Sunday, December 30, 2007

The Sorrows of Young Morton

My Dear Geoffrey,

Glad to hear that you've finally read George R. R. Martin's Game of Thrones! I'm sure you're now willing to admit that A Song of Ice & Fire makes The Sword of Truth look like a steaming pile of ... uhhh ... what's the phrase I'm looking for here? Right: steaming pile of poorly written novels.

When I was reading Wizard's first Rule and discovered that Richard was, in fact, the chosen one, well, I just went with it. After all, someone has to be the chosen one, right? I mean, God forbid a fantasy novel not have an unlikely hero that gets swept up into a epic struggle between good and evil. Why the fuck not? Jon Snow doesn't count, btw. No Stark was ever an unlikely hero. heh heh heh.

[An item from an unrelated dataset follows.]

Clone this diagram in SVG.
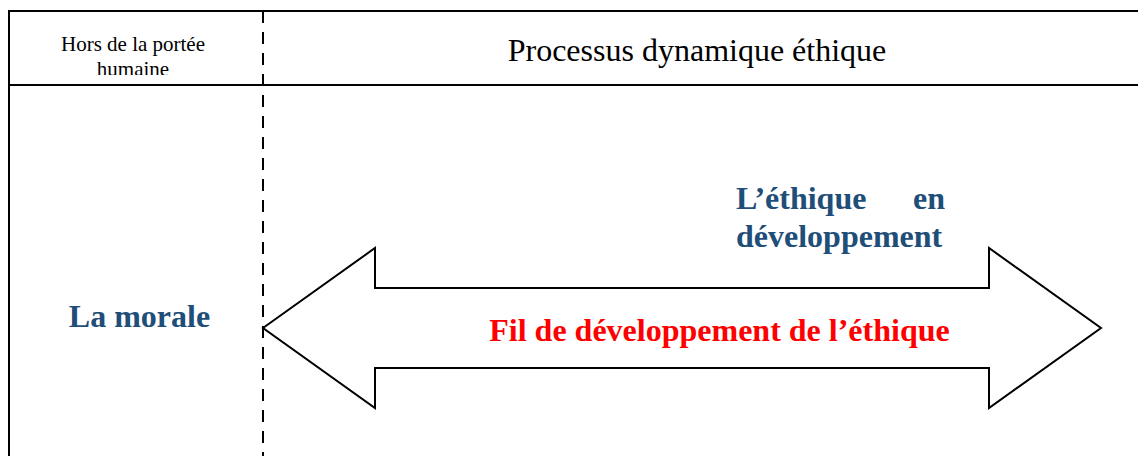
<svg xmlns="http://www.w3.org/2000/svg" width="1138" height="456" viewBox="0 0 1138 456">
  <style>
    .rule { stroke: #000; stroke-width: 2; fill: none; }
    .divider { stroke: #000; stroke-width: 2; stroke-dasharray: 12 9; fill: none; }
    .serif { font-family: "Liberation Serif", "Times New Roman", serif; }
    .head-small { font-size: 21px; fill: #000; }
    .head-large { font-size: 32px; fill: #000; }
    .blue { font-size: 32px; font-weight: bold; fill: #1F4E79; }
    .red { font-size: 32px; font-weight: bold; fill: #FF0000; }
    .arrow { fill: #fff; stroke: #000; stroke-width: 2; stroke-linejoin: miter; }
  </style>
  <defs>
    <!-- header cell text is cut at the cell's inner bottom -->
    <clipPath id="headCell">
      <rect x="10" y="12" width="252" height="63"/>
    </clipPath>
  </defs>
  <rect width="1138" height="456" fill="#fff"/>

  <!-- table frame -->
  <g id="table">
    <line class="rule" x1="8" y1="11" x2="1138" y2="11"/>
    <line class="rule" x1="8" y1="85" x2="1138" y2="85"/>
    <line class="rule" x1="9" y1="10" x2="9" y2="456"/>
    <line class="divider" x1="263" y1="11" x2="263" y2="456"/>
  </g>

  <!-- header cells -->
  <g id="header-left" clip-path="url(#headCell)">
    <text class="serif head-small" x="133" y="51" text-anchor="middle">Hors de la portée</text>
    <text class="serif head-small" x="133" y="76" text-anchor="middle">humaine</text>
  </g>
  <g id="header-right">
    <text class="serif head-large" x="697" y="61" text-anchor="middle">Processus dynamique éthique</text>
  </g>

  <!-- left column label -->
  <g id="morale">
    <text class="serif blue" x="139.5" y="327" text-anchor="middle">La morale</text>
  </g>

  <!-- double-headed arrow -->
  <g id="arrow">
    <polygon class="arrow" points="263,328 375,248 375,288 989,288 989,248 1101,328 989,408 989,368 375,368 375,408"/>
    <text class="serif red" x="719.5" y="341" text-anchor="middle">Fil de développement de l’éthique</text>
  </g>

  <g id="ethique">
    <text class="serif blue" x="736" y="209">L’éthique</text>
    <text class="serif blue" x="945" y="209" text-anchor="end">en</text>
    <text class="serif blue" x="736" y="247">développement</text>
  </g>
</svg>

and when we find out that the head evil guy, good ol' whatshisname, is in fact Richard's father because he raped Richard's mother and so the hero and villain are connected in this most heinous and convenient way, well... I was starting to get annoyed, but I've read far more predictable plots. That crazy ol' Zed is the most powerful wizard in the world, you say? Never would have guessed it!

And then there's that 150 pages of S&M bullshit where Richard discovers that only deep feelings of love toward his dominatrix can give him the power to kill her. Thanks for the tip, daddy! Terry Goodkind, please seek therapy.

At that point, I made some decisions. First, I would finish this novel because it's pointless to read 4/5s of any novel and not finish. Second, that I would not read any of the sequels. Third, that since I bought a box set of the first three novels, that I would have to burn them all to ever really feel free of these terrible, terrible books.

Actually I cheated and read the first third of the second book. Un-Fucking-Readable!

Stop by for coffee and twinkies so that I may continue to hurl vitriol face to face.